La Pinacoteca è infatti ospitata all’interno dello storico Palazzo Pinto, una dimora gentilizia, costruita nel VII secolo, che dal 2001 accoglie la Pinacoteca così come la conosciamo oggi, e ne rappresenta il degno sfondo architettonico. La raccolta della Pinacoteca Provinciale nasce dalla collezione del barone Pinto, appunto, che donò il primo piano del suo palazzo e la sua personale collezione di opere pittoriche. Tra il 1927 e il 1938 si amplia con il recupero, sull’intero territorio salernitano, di opere databili dal XV al XVIII secolo, cui si sono nel tempo aggiunti altri dipinti.

 

La prima esposizione aperta al pubblico arrivò in occasione della Mostra che gli Artisti del Salernitano allestirono in occasione dell’VIII Centenario della Fondazione del Regno dell’Italia Meridionale.

Nella sezione del rinascimento meridionale e del tardomanierismo sono particolarmente pregevoli le tavole di Andrea Sabatini da Salerno, di cui ricordiamo il Polittico di Buccino, e Il Trittico del Maestro della Incoronazione di Eboli. Nella sezione che raccoglie le opere di matrice naturalista caravaggesca fino al tardobarocco giordanesco, di grande interesse sono le tele seicentesche di Giovanni Battista Caracciolo, in particolare la sua Salomè con la testa di San Giovanni Battista, ma anche di Andrea De Lioni, Carlo Rosa, il Guarino con il suo incredibile Sacrificio di Isacco. Molto rappresentative del Settecento e della pittura di genere sono le tele di Francesco Solimena e della sua Accademia.

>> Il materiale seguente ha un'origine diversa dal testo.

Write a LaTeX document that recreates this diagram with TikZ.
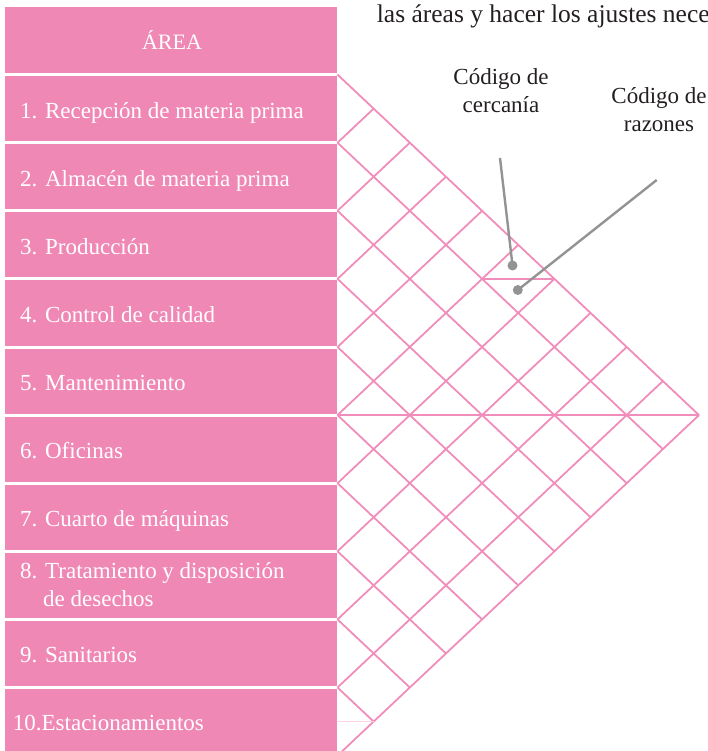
\documentclass[tikz,border=0pt]{standalone}
\usepackage{fontspec}
\setmainfont{Liberation Serif}
\definecolor{rosa}{HTML}{F088B5}
\definecolor{linea}{HTML}{F08DBA}
\definecolor{lineaclara}{HTML}{FAD3E4}
\definecolor{gris}{HTML}{939393}
\definecolor{tinta}{HTML}{231F20}
\tikzset{
  areabox/.style={fill=rosa, draw=none, anchor=north west, minimum width=332pt, inner sep=0pt, outer sep=0pt},
  rowtxt/.style={anchor=base west, text=white, inner sep=0pt, font=\fontsize{23}{28}\selectfont},
  gridline/.style={draw=linea, line width=1.8pt},
  calltxt/.style={text=tinta, align=center, inner sep=0pt, font=\fontsize{23}{28}\selectfont},
  callline/.style={draw=gris, line width=2.4pt},
  calldot/.style={circle, fill=gris, minimum size=10pt, inner sep=0pt}
}
\begin{document}
\begin{tikzpicture}[x=1pt,y=-1pt]
\useasboundingbox (0,0) rectangle (707,751);
\clip (0,0) rectangle (707,751);
% grid
\foreach \k in {0,...,10}{
  \pgfmathsetmacro{\yk}{74.6+68.1*\k}
  \pgfmathsetmacro{\dn}{10-\k}
  \draw[gridline] (337.5,\yk) -- ++(36.15*\dn,34.05*\dn);
  \draw[gridline] (337.5,\yk) -- ++(36.15*\k,-34.05*\k);
}
\draw[gridline] (337.5,415.1) -- (699,415.1);
\draw[gridline] (482.1,278.9) -- (554.4,278.9);
\draw[draw=lineaclara, line width=1.5pt] (337.5,721.6) -- (373.65,721.6);
% boxes
\node[areabox, minimum height=66pt] (b0) at (5,7) {};
\foreach \i in {1,...,10}{
  \pgfmathsetmacro{\ytop}{74.6+68.1*(\i-1)+1.5}
  \node[areabox, minimum height=65.1pt] (b\i) at (5,\ytop) {};
}
\node[anchor=base, text=white, inner sep=0pt, font=\fontsize{22}{26}\selectfont] (t0) at (172,49.3) {ÁREA};
\node[rowtxt] (t1) at (20,119) {1. Recepción de materia prima};
\node[rowtxt] (t2) at (20,186.95) {2. Almacén de materia prima};
\node[rowtxt] (t3) at (20,254.9) {3. Producción};
\node[rowtxt] (t4) at (20,322.85) {4. Control de calidad};
\node[rowtxt] (t5) at (20,390.8) {5. Mantenimiento};
\node[rowtxt] (t6) at (20,458.75) {6. Oficinas};
\node[rowtxt] (t7) at (20,526.7) {7. Cuarto de máquinas};
\node[rowtxt] (t8a) at (20,578.3) {8. Tratamiento y disposición};
\node[rowtxt] (t8b) at (43,606.7) {de desechos};
\node[rowtxt] (t9) at (20,662.6) {9. Sanitarios};
\node[rowtxt] (t10) at (12.7,730.5) {10.Estacionamientos};
% top text
\node[anchor=base west, text=tinta, inner sep=0pt, font=\fontsize{25.5}{30}\selectfont] (top) at (376.7,23) {las áreas y hacer los ajustes nece};
% callouts
\node[calltxt, anchor=base] (c1) at (501,113) {Código de\\cercanía};
\node[calltxt, anchor=base] (c2) at (659,131.5) {Código de\\razones};
\node[calldot] (d1) at (512.5,265.5) {};
\node[calldot] (d2) at (517.8,290) {};
\coordinate (s1) at (500,158);
\coordinate (s2) at (656.7,180);
\draw[callline] (s1) -- (d1.center);
\draw[callline] (s2) -- (d2.center);
\end{tikzpicture}
\end{document}
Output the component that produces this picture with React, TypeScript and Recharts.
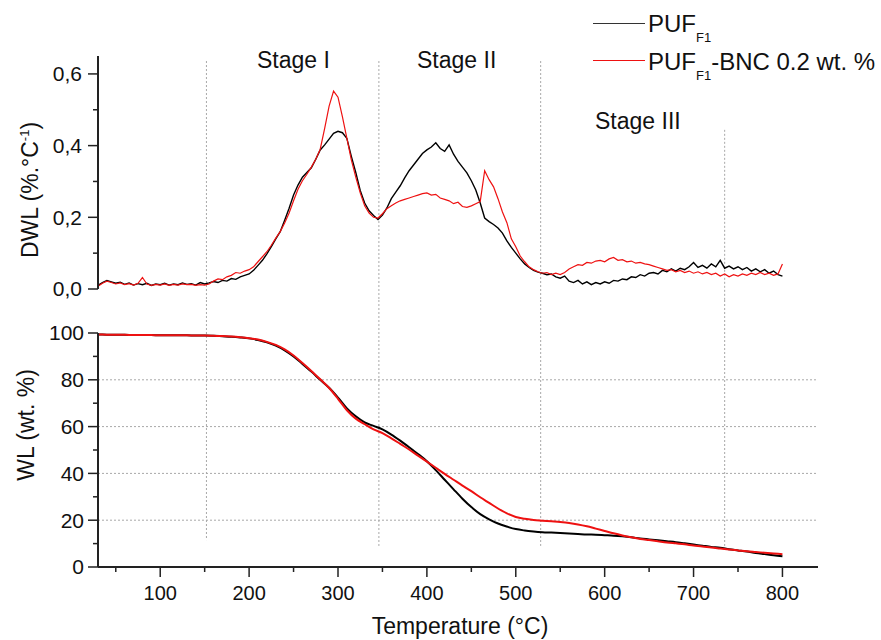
import React from "react";
import { LineChart, Line, XAxis, YAxis, ReferenceLine } from "recharts";

const FONT = "Arial, 'Liberation Sans', sans-serif";
const AXIS = "#222";
const RED = "#ee1111";
const DOTS = "#a8a8a8";

// temperature grid of the derivative curves (°C)
const tempDwl = [
  30, 35, 40, 45, 50, 55, 60, 65, 70, 75,
  80, 85, 90, 95, 100, 105, 110, 115, 120, 125,
  130, 135, 140, 145, 150, 155, 160, 165, 170, 175,
  180, 185, 190, 195, 200, 205, 210, 215, 220, 225,
  230, 235, 240, 245, 250, 255, 260, 265, 270, 275,
  280, 285, 290, 295, 300, 305, 310, 315, 320, 325,
  330, 335, 340, 345, 350, 355, 360, 365, 370, 375,
  380, 385, 390, 395, 400, 405, 410, 415, 420, 425,
  430, 435, 440, 445, 450, 455, 460, 465, 470, 475,
  480, 485, 490, 495, 500, 505, 510, 515, 520, 525,
  530, 535, 540, 545, 550, 555, 560, 565, 570, 575,
  580, 585, 590, 595, 600, 605, 610, 615, 620, 625,
  630, 635, 640, 645, 650, 655, 660, 665, 670, 675,
  680, 685, 690, 695, 700, 705, 710, 715, 720, 725,
  730, 735, 740, 745, 750, 755, 760, 765, 770, 775,
  780, 785, 790, 795, 800,
];

// DWL (%.°C-1), PUF F1
const dwlPuf = [
  0.010, 0.018, 0.024, 0.020, 0.016, 0.019, 0.013, 0.017, 0.011, 0.015,
  0.012, 0.016, 0.010, 0.014, 0.012, 0.016, 0.011, 0.014, 0.012, 0.017,
  0.013, 0.015, 0.011, 0.018, 0.014, 0.017, 0.021, 0.018, 0.024, 0.022,
  0.029, 0.027, 0.034, 0.038, 0.042, 0.052, 0.066, 0.080, 0.098, 0.118,
  0.140, 0.160, 0.192, 0.225, 0.262, 0.290, 0.312, 0.325, 0.338, 0.362,
  0.388, 0.402, 0.418, 0.434, 0.440, 0.436, 0.420, 0.370, 0.325, 0.275,
  0.240, 0.218, 0.205, 0.194, 0.206, 0.226, 0.252, 0.270, 0.288, 0.310,
  0.330, 0.346, 0.362, 0.378, 0.388, 0.396, 0.408, 0.392, 0.384, 0.402,
  0.376, 0.356, 0.340, 0.324, 0.302, 0.276, 0.240, 0.198, 0.188, 0.180,
  0.170, 0.156, 0.134, 0.116, 0.100, 0.084, 0.070, 0.060, 0.052, 0.047,
  0.044, 0.040, 0.042, 0.034, 0.030, 0.036, 0.022, 0.018, 0.024, 0.014,
  0.020, 0.012, 0.018, 0.014, 0.020, 0.016, 0.024, 0.022, 0.028, 0.026,
  0.034, 0.032, 0.040, 0.036, 0.044, 0.046, 0.042, 0.052, 0.048, 0.056,
  0.050, 0.058, 0.054, 0.062, 0.074, 0.060, 0.066, 0.058, 0.070, 0.062,
  0.080, 0.058, 0.064, 0.056, 0.062, 0.054, 0.060, 0.050, 0.056, 0.048,
  0.054, 0.044, 0.050, 0.040, 0.036,
];

// DWL (%.°C-1), PUF F1-BNC 0.2 wt. %
const dwlBnc = [
  0.008, 0.016, 0.022, 0.018, 0.014, 0.017, 0.012, 0.015, 0.011, 0.016,
  0.032, 0.014, 0.010, 0.013, 0.011, 0.014, 0.010, 0.013, 0.011, 0.014,
  0.012, 0.013, 0.010, 0.012, 0.011, 0.014, 0.022, 0.028, 0.026, 0.034,
  0.038, 0.046, 0.044, 0.050, 0.054, 0.062, 0.076, 0.090, 0.104, 0.122,
  0.142, 0.160, 0.184, 0.212, 0.246, 0.278, 0.302, 0.320, 0.340, 0.362,
  0.390, 0.448, 0.510, 0.552, 0.535, 0.480, 0.420, 0.360, 0.312, 0.268,
  0.232, 0.212, 0.200, 0.198, 0.210, 0.224, 0.232, 0.240, 0.246, 0.250,
  0.254, 0.258, 0.262, 0.266, 0.268, 0.262, 0.264, 0.254, 0.250, 0.246,
  0.238, 0.242, 0.230, 0.228, 0.232, 0.238, 0.244, 0.330, 0.305, 0.285,
  0.252, 0.215, 0.185, 0.140, 0.118, 0.092, 0.076, 0.062, 0.054, 0.048,
  0.044, 0.046, 0.040, 0.044, 0.040, 0.046, 0.056, 0.062, 0.068, 0.066,
  0.074, 0.072, 0.078, 0.080, 0.076, 0.084, 0.088, 0.080, 0.082, 0.076,
  0.078, 0.072, 0.074, 0.070, 0.068, 0.064, 0.060, 0.056, 0.052, 0.054,
  0.048, 0.052, 0.046, 0.050, 0.044, 0.048, 0.042, 0.046, 0.040, 0.044,
  0.036, 0.042, 0.034, 0.040, 0.036, 0.042, 0.038, 0.044, 0.040, 0.046,
  0.040, 0.044, 0.038, 0.042, 0.070,
];

// temperature grid of the weight curves (°C)
const tempWl = [
  30, 40, 50, 60, 70, 80, 90, 100, 110, 120,
  130, 140, 150, 160, 170, 180, 190, 200, 210, 220,
  230, 240, 250, 260, 270, 280, 290, 300, 310, 320,
  330, 340, 350, 360, 370, 380, 390, 400, 410, 420,
  430, 440, 450, 460, 470, 480, 490, 500, 510, 520,
  530, 540, 550, 560, 570, 580, 590, 600, 610, 620,
  630, 640, 650, 660, 670, 680, 690, 700, 710, 720,
  730, 740, 750, 760, 770, 780, 790, 800,
];

// WL (wt. %)
const wlPuf = [
  99.4, 99.3, 99.2, 99.2, 99.1, 99.1, 99.1, 99.0, 99.0, 99.0,
  99.0, 98.9, 98.9, 98.8, 98.6, 98.4, 98.1, 97.7, 97.0, 96.0,
  94.6, 92.6, 90.0, 86.8, 83.5, 80.0, 76.6, 72.4, 67.8, 64.4,
  61.8, 60.3, 58.8, 56.6, 54.0, 51.2, 48.3, 45.2, 41.4, 37.3,
  33.2, 29.2, 25.6, 22.6, 20.4, 18.6, 17.3, 16.2, 15.6, 15.2,
  14.9, 14.7, 14.5, 14.3, 14.1, 13.9, 13.8, 13.6, 13.4, 13.1,
  12.7, 12.2, 11.8, 11.4, 11.0, 10.6, 10.1, 9.6, 9.1, 8.6,
  8.2, 7.6, 7.1, 6.6, 6.0, 5.5, 5.0, 4.6,
];

const wlBnc = [
  99.4, 99.3, 99.2, 99.2, 99.1, 99.1, 99.1, 99.0, 99.0, 99.0,
  99.0, 98.9, 98.9, 98.8, 98.7, 98.5, 98.2, 97.8, 97.2, 96.2,
  94.9, 93.0, 90.4, 87.2, 83.8, 80.2, 76.5, 71.9, 67.0, 63.4,
  61.0, 58.8, 57.2, 55.0, 52.6, 50.2, 47.6, 45.0, 42.4, 39.8,
  37.3, 34.8, 32.4, 29.8, 27.4, 25.0, 22.9, 21.4, 20.6, 20.1,
  19.8, 19.5, 19.2, 18.8, 18.2, 17.4, 16.4, 15.4, 14.4, 13.5,
  12.7, 12.0, 11.5, 11.0, 10.5, 10.1, 9.7, 9.2, 8.8, 8.3,
  7.9, 7.5, 7.1, 6.7, 6.4, 6.1, 5.8, 5.5,
];

const xTicks = [50, 100, 150, 200, 250, 300, 350, 400, 450, 500, 550, 600, 650, 700, 750, 800];
const xLabelled = [100, 200, 300, 400, 500, 600, 700, 800];
const dwlTicks = [0, 0.1, 0.2, 0.3, 0.4, 0.5, 0.6];
const dwlLabelled = [0, 0.2, 0.4, 0.6];
const wlTicks = [0, 10, 20, 30, 40, 50, 60, 70, 80, 90, 100];
const wlLabelled = [0, 20, 40, 60, 80, 100];
const wlGrid = [20, 40, 60, 80];

// dotted stage separators
const stageTemps = [152, 346, 528, 735];
const stageTopDwl = [0.636, 0.636, 0.636, 0.444];
const stageBottomWl = [11.5, 9, 9, 9];
const stageNames = ["Stage I", "Stage II", "Stage III"];

const dwlData = tempDwl.map((t, i) => ({ t, puf: dwlPuf[i], bnc: dwlBnc[i] }));
const wlData = tempWl.map((t, i) => ({ t, puf: wlPuf[i], bnc: wlBnc[i] }));

const XTick = (props: any) => {
  const { x, y, payload } = props;
  const major = xLabelled.includes(payload.value);
  const axisY = y - 19;
  return (
    <g>
      <line x1={x} x2={x} y1={axisY} y2={axisY + (major ? 10 : 5)} stroke={AXIS} strokeWidth={1.5} />
      {major && (
        <text x={x} y={y} dy="0.71em" textAnchor="middle" fontSize={20} fontFamily={FONT} fill="#111">
          {payload.value}
        </text>
      )}
    </g>
  );
};

const YTick = (props: any) => {
  const { x, y, payload, labelled, margin, fmt } = props;
  const axisX = x + 10 + margin;
  const major = labelled.includes(payload.value);
  return (
    <g>
      <line x1={axisX - (major ? 10 : 5)} x2={axisX} y1={y} y2={y} stroke={AXIS} strokeWidth={1.5} />
      {major && (
        <text x={x} y={y} dy="0.355em" textAnchor="end" fontSize={21} fontFamily={FONT} fill="#111">
          {fmt(payload.value)}
        </text>
      )}
    </g>
  );
};

const DwlTitle = () => (
  <text x={38} y={190} transform="rotate(-90, 38, 190)" textAnchor="middle" fontSize={23} fontFamily={FONT} fill="#111">
    DWL (%.°C
    <tspan fontSize={13} dy={-9}>-1</tspan>
    <tspan dy={9}>)</tspan>
  </text>
);

const WlTitle = () => (
  <text x={34} y={125} transform="rotate(-90, 34, 125)" textAnchor="middle" fontSize={23} fontFamily={FONT} fill="#111">
    WL (wt. %)
  </text>
);

const TempTitle = () => (
  <text x={460} y={334} textAnchor="middle" fontSize={23} fontFamily={FONT} fill="#111">
    Temperature (°C)
  </text>
);

const stagePos = [
  { left: 257, top: 48.5 },
  { left: 417, top: 48.5 },
  { left: 595, top: 109.5 },
];

export default function App() {
  return (
    <div style={{ position: "absolute", left: 0, top: 0, width: 881, height: 640, background: "#fff", fontFamily: FONT }}>
      <div style={{ position: "absolute", left: 0, top: 0 }}>
        <LineChart width={881} height={300} data={dwlData} margin={{ top: 56, right: 63, bottom: 11, left: 38 }}>
          <XAxis dataKey="t" type="number" domain={[30, 840]} hide allowDataOverflow />
          <YAxis
            type="number"
            domain={[0, 0.65]}
            allowDataOverflow
            width={60}
            ticks={dwlTicks}
            interval={0}
            tickLine={false}
            tickSize={10}
            tickMargin={6}
            axisLine={{ stroke: AXIS, strokeWidth: 2 }}
            tick={(p: any) => (
              <YTick {...p} labelled={dwlLabelled} margin={6} fmt={(v: number) => v.toFixed(1).replace(".", ",")} />
            )}
            label={<DwlTitle />}
          />
          {stageTemps.map((t, i) => (
            <ReferenceLine
              key={t}
              segment={[{ x: t, y: stageTopDwl[i] }, { x: t, y: -0.031 }]}
              stroke={DOTS}
              strokeDasharray="2 2"
              ifOverflow="visible"
            />
          ))}
          <Line dataKey="puf" stroke="#000" strokeWidth={1.4} dot={false} activeDot={false} isAnimationActive={false} type="linear" />
          <Line dataKey="bnc" stroke={RED} strokeWidth={1.2} dot={false} activeDot={false} isAnimationActive={false} type="linear" />
        </LineChart>
      </div>
      <div style={{ position: "absolute", left: 0, top: 300 }}>
        <LineChart width={881} height={340} data={wlData} margin={{ top: 33, right: 63, bottom: 0, left: 38 }}>
          <XAxis
            dataKey="t"
            type="number"
            domain={[30, 840]}
            allowDataOverflow
            height={73}
            ticks={xTicks}
            interval={0}
            tickLine={false}
            tickSize={10}
            tickMargin={9}
            axisLine={{ stroke: AXIS, strokeWidth: 2 }}
            tick={(p: any) => <XTick {...p} />}
            label={<TempTitle />}
          />
          <YAxis
            type="number"
            domain={[0, 100]}
            allowDataOverflow
            width={60}
            ticks={wlTicks}
            interval={0}
            tickLine={false}
            tickSize={10}
            tickMargin={4}
            axisLine={{ stroke: AXIS, strokeWidth: 2 }}
            tick={(p: any) => <YTick {...p} labelled={wlLabelled} margin={4} fmt={(v: number) => String(v)} />}
            label={<WlTitle />}
          />
          {wlGrid.map((v) => (
            <ReferenceLine key={v} y={v} stroke={DOTS} strokeDasharray="2 2" />
          ))}
          {stageTemps.map((t, i) => (
            <ReferenceLine
              key={t}
              segment={[{ x: t, y: 114.1 }, { x: t, y: stageBottomWl[i] }]}
              stroke={DOTS}
              strokeDasharray="2 2"
              ifOverflow="visible"
            />
          ))}
          <Line dataKey="puf" stroke="#000" strokeWidth={2} dot={false} activeDot={false} isAnimationActive={false} type="monotone" />
          <Line dataKey="bnc" stroke={RED} strokeWidth={2} dot={false} activeDot={false} isAnimationActive={false} type="monotone" />
        </LineChart>
      </div>

      {stageNames.map((name, i) => (
        <div
          key={name}
          style={{ position: "absolute", left: stagePos[i].left, top: stagePos[i].top, fontSize: 23, lineHeight: "23px", color: "#111", whiteSpace: "nowrap" }}
        >
          {name}
        </div>
      ))}

      <div style={{ position: "absolute", left: 593, top: 23, width: 52, height: 1, background: "#333" }} />
      <div style={{ position: "absolute", left: 648, top: 11.7, fontSize: 24, lineHeight: "24px", color: "#111", whiteSpace: "nowrap" }}>
        PUF<span style={{ fontSize: 13, verticalAlign: -10 }}>F1</span>
      </div>
      <div style={{ position: "absolute", left: 593, top: 60, width: 52, height: 1, background: RED }} />
      <div style={{ position: "absolute", left: 648, top: 49.7, fontSize: 24, lineHeight: "24px", color: "#111", whiteSpace: "nowrap" }}>
        PUF<span style={{ fontSize: 13, verticalAlign: -10 }}>F1</span>-BNC 0.2 wt. %
      </div>
    </div>
  );
}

Questi tre cicli pittorici sono accorpati in un unico percorso espositivo, dove emergono una diversa concezione dello spazio e del colore nella ricerca della perfezione prospettica, alla pittura di maniera, in cui l’artista riprende il linguaggio dei grandi maestri ricercando la complessità per dimostrare la sua abilità con torsioni e contrasti molto forti.

 

Segue un secondo percorso espositivo dedicato specificamente ai pittori salernitani e ai cosiddetti costaioli, vissuti tra la seconda metà dell’Ottocento e il Novecento, sono raccolte numerose testimonianze e opere. Il percorso traccia un itinerario di tipo tematico e non per autore, suggerendo come artisti si ispirassero tutti a temi ricorrenti, che vanno dai passaggi a folklore locale, ai ritratti di parenti, amici o notabili.

L’esposizione finale raggruppa invece gli artisti stranieri, di particolare importanza in una provincia come quella salernitana che dal Cilento alla Costiera amalfitana è stata percorsa dagli eredi del Gran Tour e formatasi a seguito di numerosi lasciti, donati da congiunti o amici degli artisti che qui realizzarono le opere esposte come quelle Stefan Andres, Kurt Craemer, Richard Dölker, Monica Hannasch, Irene Kowaliska, Bruno Marquardt, Vassilij Necitailov, Lisel Oppel, Karli Sohn – Rethel, Michael Theile, Peter Willburger.

Il Gran Tour segnò un rinnovato interesse degli artisti e degli intellettuali verso la civiltà magno-greca e quindi per la riscoperta di Paestum della Costa d’Amalfi che, a seguito del II conflitto mondiale, raccolse tanti esuli in fuga dai regimi totalitari. Proprio il paesaggio costiero è un tema ricorrente nella produzione di questi artisti, insieme alla rappresentazione di scena di vita quotidiana e alle bianche case a cupola mediterranee affacciate sul mare, tipiche dei paesi della Costiera Amalfitana.